DATASET EXTRACT.

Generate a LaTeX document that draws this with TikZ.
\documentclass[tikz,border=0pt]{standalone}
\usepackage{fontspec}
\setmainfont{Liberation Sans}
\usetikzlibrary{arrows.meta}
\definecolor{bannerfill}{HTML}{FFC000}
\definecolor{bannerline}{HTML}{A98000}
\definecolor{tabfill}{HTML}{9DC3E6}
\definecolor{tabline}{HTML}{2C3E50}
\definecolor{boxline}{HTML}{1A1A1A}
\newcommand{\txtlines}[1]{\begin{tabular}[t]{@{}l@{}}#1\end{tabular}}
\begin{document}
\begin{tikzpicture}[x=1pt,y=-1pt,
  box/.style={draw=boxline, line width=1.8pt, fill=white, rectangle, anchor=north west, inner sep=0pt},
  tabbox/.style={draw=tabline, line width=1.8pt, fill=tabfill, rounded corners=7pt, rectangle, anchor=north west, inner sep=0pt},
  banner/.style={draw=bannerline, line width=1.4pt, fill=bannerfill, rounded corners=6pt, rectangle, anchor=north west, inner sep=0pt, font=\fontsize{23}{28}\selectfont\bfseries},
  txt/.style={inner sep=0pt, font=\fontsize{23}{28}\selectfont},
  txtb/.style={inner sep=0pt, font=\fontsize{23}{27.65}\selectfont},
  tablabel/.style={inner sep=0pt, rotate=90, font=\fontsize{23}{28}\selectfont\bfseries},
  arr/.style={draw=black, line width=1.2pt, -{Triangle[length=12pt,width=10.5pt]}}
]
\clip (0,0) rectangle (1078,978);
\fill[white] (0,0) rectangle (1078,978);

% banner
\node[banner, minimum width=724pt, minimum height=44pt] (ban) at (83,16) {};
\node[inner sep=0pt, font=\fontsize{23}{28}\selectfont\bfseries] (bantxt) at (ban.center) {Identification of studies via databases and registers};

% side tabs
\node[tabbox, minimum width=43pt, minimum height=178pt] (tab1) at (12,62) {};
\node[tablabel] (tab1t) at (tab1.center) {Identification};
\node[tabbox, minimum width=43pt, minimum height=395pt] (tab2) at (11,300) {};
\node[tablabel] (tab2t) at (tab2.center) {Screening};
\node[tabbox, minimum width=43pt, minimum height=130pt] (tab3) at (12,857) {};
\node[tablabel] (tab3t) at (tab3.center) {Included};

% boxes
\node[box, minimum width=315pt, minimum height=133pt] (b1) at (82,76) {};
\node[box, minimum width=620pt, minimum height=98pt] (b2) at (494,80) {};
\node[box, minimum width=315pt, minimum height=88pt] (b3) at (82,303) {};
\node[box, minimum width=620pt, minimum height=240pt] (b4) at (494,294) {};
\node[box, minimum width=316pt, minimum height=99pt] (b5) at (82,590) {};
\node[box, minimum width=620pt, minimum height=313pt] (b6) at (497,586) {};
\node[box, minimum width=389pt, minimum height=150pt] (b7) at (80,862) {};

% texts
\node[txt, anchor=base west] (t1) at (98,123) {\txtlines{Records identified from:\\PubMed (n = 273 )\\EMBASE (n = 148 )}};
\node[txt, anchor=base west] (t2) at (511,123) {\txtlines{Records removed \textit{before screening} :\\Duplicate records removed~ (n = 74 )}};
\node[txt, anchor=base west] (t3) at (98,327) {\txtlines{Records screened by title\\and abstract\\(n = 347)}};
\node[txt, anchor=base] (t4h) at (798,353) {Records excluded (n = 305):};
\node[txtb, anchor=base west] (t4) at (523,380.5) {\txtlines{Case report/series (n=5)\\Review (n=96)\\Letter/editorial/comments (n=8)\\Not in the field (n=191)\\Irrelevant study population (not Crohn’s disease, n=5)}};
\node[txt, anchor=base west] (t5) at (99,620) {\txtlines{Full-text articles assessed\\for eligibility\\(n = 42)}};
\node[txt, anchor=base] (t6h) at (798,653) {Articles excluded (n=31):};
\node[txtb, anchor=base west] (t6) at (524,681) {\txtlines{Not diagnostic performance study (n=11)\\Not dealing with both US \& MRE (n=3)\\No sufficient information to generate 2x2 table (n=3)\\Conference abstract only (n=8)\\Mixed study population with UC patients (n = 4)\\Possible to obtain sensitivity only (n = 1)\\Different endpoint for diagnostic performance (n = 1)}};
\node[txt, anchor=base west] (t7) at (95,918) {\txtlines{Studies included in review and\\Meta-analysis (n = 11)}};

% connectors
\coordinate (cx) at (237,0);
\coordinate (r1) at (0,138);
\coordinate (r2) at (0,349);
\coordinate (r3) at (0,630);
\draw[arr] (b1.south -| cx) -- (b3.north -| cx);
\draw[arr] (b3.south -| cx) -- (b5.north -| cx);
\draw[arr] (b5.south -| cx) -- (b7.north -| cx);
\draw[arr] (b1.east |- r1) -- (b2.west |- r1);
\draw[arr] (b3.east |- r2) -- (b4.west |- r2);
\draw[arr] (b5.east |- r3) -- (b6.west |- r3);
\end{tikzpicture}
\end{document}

EXERCISE REQUIREMENTS. Identify the lines that contain the string "with", and copy every one of them.

RESULT OF THE EXERCISE.
Generate a LaTeX document that draws this with TikZ.
\node[txtb, anchor=base west] (t6) at (524,681) {\txtlines{Not diagnostic performance study (n=11)\\Not dealing with both US \& MRE (n=3)\\No sufficient information to generate 2x2 table (n=3)\\Conference abstract only (n=8)\\Mixed study population with UC patients (n = 4)\\Possible to obtain sensitivity only (n = 1)\\Different endpoint for diagnostic performance (n = 1)}};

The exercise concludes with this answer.